=== What the exercise asks ===
Skip the pictures, please, and write out exactly the lines from the opening of the data through the line containing "const categories = ['Compound', 'Concession', 'Repression'];".

══════

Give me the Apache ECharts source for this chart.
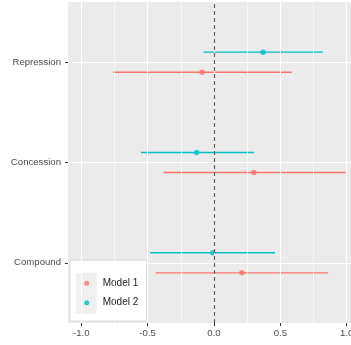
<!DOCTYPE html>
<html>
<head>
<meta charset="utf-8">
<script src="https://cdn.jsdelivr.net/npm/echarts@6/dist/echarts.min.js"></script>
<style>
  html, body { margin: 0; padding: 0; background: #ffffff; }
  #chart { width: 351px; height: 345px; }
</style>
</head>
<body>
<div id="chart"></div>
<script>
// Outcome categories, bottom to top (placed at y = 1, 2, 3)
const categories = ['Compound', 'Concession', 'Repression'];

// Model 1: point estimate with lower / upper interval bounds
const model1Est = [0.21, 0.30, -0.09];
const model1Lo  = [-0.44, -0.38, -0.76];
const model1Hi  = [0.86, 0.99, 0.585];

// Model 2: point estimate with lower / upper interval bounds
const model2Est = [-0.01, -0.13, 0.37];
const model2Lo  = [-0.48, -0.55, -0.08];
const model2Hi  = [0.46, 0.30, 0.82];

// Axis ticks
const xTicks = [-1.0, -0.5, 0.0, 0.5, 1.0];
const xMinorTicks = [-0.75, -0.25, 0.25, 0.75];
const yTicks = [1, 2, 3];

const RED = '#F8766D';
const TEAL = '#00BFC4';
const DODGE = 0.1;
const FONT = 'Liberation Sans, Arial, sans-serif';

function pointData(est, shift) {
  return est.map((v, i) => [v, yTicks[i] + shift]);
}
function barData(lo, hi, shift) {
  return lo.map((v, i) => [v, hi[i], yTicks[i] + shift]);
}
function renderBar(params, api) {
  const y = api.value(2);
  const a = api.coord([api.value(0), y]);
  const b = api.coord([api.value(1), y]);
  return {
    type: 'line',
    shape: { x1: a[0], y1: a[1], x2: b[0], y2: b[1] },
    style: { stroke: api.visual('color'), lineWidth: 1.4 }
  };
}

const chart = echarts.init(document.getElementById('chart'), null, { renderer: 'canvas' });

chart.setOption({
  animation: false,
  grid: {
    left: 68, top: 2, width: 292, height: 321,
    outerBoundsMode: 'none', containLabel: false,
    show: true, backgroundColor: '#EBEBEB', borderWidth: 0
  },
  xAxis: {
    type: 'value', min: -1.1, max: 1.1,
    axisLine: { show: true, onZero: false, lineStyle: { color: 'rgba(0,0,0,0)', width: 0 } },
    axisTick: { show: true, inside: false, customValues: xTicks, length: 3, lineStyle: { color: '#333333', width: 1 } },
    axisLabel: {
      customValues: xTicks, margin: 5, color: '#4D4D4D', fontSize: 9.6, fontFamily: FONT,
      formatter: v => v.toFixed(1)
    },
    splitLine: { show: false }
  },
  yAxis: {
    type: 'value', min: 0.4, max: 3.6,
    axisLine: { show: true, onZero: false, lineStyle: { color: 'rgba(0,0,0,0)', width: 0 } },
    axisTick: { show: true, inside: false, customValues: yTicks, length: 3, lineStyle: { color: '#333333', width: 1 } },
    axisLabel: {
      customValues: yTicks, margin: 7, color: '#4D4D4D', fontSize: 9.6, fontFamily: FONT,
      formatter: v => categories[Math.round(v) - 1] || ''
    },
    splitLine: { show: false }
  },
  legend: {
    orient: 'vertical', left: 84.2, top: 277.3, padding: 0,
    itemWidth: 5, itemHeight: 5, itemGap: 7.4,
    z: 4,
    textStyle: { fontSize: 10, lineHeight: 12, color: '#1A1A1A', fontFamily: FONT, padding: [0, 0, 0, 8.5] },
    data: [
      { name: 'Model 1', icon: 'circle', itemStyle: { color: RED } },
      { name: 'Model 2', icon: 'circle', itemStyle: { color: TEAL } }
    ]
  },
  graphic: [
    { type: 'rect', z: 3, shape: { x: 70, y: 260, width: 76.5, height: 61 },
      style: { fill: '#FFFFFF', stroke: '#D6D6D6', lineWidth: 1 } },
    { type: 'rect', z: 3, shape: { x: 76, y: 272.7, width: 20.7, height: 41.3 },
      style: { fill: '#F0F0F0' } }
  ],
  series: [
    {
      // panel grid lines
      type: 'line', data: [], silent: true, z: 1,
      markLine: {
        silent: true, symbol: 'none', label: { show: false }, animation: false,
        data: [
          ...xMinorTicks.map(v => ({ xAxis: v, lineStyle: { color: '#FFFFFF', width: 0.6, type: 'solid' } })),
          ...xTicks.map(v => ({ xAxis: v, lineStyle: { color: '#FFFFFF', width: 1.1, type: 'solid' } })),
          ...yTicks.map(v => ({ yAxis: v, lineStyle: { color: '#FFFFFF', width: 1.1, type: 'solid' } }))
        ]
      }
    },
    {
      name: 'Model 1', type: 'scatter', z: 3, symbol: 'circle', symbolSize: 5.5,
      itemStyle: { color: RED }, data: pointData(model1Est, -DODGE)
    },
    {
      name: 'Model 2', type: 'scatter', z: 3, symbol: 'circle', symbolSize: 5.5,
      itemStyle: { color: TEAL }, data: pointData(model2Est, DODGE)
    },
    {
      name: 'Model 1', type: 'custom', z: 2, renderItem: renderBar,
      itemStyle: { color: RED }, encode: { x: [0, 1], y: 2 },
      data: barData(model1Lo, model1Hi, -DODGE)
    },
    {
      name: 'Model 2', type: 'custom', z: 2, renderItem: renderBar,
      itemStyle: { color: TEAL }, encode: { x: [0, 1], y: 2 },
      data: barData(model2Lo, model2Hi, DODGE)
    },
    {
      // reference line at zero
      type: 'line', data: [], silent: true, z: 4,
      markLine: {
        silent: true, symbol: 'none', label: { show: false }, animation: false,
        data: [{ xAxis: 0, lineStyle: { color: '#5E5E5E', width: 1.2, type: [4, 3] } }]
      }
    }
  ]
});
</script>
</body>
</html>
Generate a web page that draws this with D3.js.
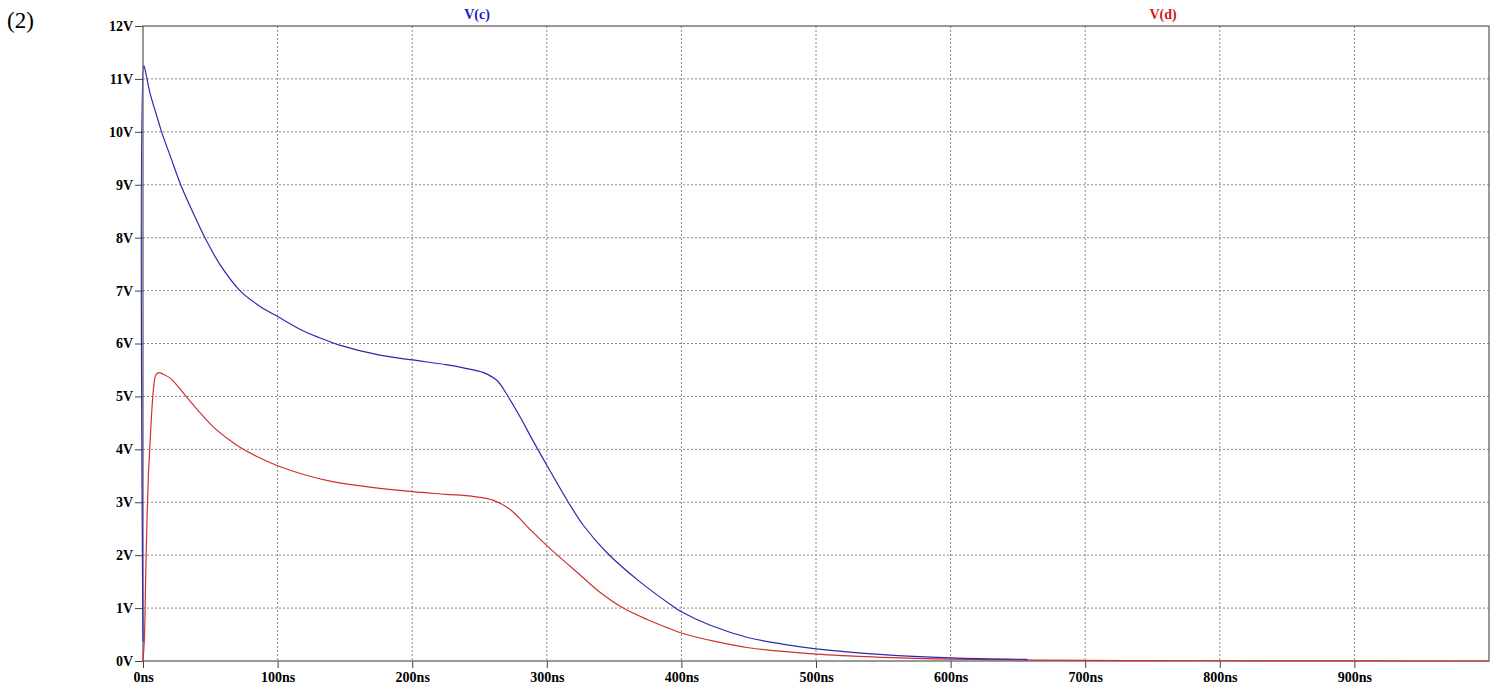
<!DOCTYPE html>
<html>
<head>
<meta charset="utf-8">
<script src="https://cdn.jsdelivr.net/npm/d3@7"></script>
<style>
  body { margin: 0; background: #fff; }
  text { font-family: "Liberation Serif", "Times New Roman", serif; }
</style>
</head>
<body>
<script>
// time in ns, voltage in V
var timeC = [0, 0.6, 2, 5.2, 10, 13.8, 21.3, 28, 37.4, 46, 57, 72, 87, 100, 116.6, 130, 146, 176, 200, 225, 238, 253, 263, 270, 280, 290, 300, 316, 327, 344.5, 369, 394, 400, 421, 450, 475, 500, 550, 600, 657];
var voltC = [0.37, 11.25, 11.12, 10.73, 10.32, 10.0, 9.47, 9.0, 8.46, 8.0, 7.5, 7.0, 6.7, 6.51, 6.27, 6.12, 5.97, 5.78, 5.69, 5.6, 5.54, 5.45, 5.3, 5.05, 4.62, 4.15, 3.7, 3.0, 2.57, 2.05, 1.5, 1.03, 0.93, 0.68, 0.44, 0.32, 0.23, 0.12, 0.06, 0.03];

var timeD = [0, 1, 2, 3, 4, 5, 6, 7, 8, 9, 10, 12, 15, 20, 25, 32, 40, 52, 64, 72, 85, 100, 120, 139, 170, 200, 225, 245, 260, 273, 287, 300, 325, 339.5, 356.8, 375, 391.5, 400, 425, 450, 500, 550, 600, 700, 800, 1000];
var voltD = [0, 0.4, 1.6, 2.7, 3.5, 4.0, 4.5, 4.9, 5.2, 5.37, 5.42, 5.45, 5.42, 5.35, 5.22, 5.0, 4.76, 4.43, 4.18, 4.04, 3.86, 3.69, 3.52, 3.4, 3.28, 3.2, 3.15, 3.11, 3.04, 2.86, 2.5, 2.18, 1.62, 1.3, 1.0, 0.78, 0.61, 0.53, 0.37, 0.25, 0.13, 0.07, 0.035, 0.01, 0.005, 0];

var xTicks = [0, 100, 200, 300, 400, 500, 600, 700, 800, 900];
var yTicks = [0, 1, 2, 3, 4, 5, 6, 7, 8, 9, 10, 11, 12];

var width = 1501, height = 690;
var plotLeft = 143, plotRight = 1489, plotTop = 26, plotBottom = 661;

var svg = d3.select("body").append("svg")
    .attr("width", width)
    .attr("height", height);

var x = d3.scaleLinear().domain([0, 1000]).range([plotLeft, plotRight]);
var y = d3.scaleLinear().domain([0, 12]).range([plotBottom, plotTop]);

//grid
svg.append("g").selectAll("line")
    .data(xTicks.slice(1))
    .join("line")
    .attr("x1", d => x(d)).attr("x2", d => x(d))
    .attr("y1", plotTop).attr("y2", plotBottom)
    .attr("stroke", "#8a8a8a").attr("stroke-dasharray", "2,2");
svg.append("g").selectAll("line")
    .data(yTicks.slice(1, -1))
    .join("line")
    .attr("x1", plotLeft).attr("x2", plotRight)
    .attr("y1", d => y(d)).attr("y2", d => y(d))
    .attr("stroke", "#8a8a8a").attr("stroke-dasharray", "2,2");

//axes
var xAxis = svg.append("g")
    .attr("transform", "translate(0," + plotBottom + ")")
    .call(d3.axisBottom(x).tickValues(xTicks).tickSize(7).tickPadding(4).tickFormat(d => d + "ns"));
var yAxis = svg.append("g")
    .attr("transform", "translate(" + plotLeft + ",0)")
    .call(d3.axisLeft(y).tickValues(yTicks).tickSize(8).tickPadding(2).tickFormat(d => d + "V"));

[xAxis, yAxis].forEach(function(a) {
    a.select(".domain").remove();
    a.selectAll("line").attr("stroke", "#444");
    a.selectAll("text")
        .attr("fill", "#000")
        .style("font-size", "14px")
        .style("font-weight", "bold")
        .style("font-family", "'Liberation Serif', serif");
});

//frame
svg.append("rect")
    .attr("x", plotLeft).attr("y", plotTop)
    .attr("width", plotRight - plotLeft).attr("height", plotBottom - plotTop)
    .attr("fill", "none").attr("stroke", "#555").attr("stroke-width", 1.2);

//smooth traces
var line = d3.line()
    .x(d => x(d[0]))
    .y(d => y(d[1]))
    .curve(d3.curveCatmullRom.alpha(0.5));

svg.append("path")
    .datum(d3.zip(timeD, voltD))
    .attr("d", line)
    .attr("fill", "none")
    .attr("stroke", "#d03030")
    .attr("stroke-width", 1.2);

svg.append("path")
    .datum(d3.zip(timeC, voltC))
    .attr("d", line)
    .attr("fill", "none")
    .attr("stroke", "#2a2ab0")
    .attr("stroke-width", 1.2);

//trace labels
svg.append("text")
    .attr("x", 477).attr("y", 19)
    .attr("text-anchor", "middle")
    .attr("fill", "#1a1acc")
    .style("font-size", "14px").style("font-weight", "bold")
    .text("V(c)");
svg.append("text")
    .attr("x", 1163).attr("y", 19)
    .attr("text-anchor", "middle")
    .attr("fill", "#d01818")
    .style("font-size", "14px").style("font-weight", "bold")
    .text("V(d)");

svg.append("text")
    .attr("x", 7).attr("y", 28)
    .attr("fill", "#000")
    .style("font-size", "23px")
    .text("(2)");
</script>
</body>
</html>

══════

=== The solution ===
Give me the Apache ECharts source for this chart.
<!DOCTYPE html>
<html>
<head>
<meta charset="utf-8">
<script src="https://cdn.jsdelivr.net/npm/echarts@6/dist/echarts.min.js"></script>
<style>
  html, body { margin: 0; padding: 0; background: #ffffff; }
  #chart { width: 351px; height: 345px; }
</style>
</head>
<body>
<div id="chart"></div>
<script>
// Outcome categories, bottom to top (placed at y = 1, 2, 3)
const categories = ['Compound', 'Concession', 'Repression'];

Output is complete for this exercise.